• **Written exercise**
Check each line of the records below and collect those that include the word "this".

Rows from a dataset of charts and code
▽

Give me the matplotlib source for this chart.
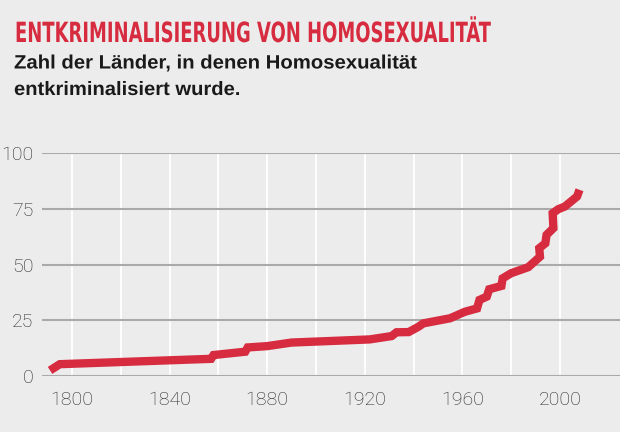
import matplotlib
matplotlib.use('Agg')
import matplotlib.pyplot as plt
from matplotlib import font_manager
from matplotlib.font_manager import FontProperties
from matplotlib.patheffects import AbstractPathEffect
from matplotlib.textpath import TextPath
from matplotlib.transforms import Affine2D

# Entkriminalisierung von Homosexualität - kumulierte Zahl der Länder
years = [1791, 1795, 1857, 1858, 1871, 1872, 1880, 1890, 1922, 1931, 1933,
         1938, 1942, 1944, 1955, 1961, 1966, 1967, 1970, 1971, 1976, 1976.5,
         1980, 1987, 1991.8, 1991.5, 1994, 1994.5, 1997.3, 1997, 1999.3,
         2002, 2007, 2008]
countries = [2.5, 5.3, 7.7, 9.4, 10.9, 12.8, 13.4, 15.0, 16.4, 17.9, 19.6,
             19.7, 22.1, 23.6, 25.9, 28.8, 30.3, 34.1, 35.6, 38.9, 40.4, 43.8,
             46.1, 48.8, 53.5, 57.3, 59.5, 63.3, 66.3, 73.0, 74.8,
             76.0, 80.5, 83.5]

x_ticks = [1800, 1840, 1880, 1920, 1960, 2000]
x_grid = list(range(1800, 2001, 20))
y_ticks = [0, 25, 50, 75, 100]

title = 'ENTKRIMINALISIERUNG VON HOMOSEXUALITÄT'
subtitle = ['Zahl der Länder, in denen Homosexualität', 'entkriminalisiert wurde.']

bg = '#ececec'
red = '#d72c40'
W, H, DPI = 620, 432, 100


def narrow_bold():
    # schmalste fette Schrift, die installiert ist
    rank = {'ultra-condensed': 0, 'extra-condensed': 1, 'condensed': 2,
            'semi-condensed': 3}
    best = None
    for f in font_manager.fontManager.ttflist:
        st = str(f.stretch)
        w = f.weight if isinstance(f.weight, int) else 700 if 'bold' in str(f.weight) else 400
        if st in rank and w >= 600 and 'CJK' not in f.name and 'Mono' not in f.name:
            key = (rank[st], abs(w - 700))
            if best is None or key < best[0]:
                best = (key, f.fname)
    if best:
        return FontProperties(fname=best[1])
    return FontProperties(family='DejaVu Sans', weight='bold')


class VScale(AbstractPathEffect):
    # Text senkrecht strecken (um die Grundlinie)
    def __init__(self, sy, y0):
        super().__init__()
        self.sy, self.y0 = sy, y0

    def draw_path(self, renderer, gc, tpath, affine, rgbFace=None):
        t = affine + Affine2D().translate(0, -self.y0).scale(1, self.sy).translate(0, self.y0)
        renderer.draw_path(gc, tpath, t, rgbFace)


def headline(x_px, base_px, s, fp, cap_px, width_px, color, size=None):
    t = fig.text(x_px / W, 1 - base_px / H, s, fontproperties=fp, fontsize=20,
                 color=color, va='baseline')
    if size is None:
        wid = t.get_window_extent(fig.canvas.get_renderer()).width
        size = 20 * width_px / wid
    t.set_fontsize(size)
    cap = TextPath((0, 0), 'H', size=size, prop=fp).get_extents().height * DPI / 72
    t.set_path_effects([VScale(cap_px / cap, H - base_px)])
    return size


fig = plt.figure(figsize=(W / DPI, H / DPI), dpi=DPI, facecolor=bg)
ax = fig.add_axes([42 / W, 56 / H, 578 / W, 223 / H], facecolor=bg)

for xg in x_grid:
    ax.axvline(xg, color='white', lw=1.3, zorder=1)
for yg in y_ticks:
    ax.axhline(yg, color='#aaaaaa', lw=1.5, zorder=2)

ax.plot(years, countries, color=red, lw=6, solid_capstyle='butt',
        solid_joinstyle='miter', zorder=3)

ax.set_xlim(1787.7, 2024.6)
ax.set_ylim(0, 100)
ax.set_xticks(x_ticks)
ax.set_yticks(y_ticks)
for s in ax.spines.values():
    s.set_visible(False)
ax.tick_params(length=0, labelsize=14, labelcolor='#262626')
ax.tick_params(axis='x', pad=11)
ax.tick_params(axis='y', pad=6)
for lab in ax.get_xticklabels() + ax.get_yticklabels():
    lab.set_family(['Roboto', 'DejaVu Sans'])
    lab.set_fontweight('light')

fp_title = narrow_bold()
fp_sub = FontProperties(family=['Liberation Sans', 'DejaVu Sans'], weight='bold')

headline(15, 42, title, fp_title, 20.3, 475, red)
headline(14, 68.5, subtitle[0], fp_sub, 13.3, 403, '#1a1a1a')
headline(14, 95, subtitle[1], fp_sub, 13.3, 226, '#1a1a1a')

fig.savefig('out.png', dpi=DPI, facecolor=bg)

△
▽

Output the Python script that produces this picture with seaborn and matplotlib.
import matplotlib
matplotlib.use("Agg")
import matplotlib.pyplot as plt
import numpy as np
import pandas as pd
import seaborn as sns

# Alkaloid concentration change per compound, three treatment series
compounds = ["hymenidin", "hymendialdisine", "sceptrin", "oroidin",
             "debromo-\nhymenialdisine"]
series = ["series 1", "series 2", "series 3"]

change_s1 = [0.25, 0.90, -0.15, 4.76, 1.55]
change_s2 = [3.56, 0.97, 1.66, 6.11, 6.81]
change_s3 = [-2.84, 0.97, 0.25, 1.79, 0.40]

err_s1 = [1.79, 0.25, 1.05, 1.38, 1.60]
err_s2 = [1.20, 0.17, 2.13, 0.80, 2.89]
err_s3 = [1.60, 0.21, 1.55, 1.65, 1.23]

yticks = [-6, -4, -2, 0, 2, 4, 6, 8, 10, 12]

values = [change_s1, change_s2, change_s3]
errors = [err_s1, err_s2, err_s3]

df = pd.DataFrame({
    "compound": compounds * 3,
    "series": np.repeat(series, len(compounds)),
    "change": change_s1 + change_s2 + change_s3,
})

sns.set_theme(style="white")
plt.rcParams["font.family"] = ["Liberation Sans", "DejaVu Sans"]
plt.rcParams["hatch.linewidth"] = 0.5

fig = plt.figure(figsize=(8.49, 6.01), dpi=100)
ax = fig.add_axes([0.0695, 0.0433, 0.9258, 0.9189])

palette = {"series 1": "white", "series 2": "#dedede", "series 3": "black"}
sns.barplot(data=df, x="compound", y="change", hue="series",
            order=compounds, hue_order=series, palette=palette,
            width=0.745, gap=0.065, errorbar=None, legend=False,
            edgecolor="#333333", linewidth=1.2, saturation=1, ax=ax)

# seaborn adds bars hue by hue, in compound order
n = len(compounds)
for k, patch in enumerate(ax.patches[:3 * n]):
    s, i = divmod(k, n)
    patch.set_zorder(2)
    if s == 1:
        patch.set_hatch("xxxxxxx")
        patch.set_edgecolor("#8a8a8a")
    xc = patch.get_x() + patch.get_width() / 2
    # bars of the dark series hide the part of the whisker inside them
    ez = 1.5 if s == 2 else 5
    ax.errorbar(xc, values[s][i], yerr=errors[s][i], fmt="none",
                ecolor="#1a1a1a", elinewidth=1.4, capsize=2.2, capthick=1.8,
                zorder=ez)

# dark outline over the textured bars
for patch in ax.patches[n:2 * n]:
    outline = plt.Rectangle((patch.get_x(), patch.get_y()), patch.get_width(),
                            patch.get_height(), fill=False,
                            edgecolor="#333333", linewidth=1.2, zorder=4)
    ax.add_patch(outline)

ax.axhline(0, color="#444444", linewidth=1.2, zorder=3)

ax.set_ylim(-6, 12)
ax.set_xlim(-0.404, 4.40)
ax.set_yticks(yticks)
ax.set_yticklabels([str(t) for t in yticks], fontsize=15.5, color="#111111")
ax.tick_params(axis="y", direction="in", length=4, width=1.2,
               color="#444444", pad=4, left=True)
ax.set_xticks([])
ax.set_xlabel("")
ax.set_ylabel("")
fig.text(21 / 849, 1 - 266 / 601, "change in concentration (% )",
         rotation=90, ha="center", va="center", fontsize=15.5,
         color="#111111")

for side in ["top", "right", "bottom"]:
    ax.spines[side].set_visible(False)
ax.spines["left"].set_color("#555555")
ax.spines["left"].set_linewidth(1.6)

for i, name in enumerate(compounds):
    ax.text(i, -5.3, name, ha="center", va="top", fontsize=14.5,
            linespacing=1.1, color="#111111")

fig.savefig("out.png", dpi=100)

△

• **Reply to the task**
Give me the matplotlib source for this chart.
Output the Python script that produces this picture with seaborn and matplotlib.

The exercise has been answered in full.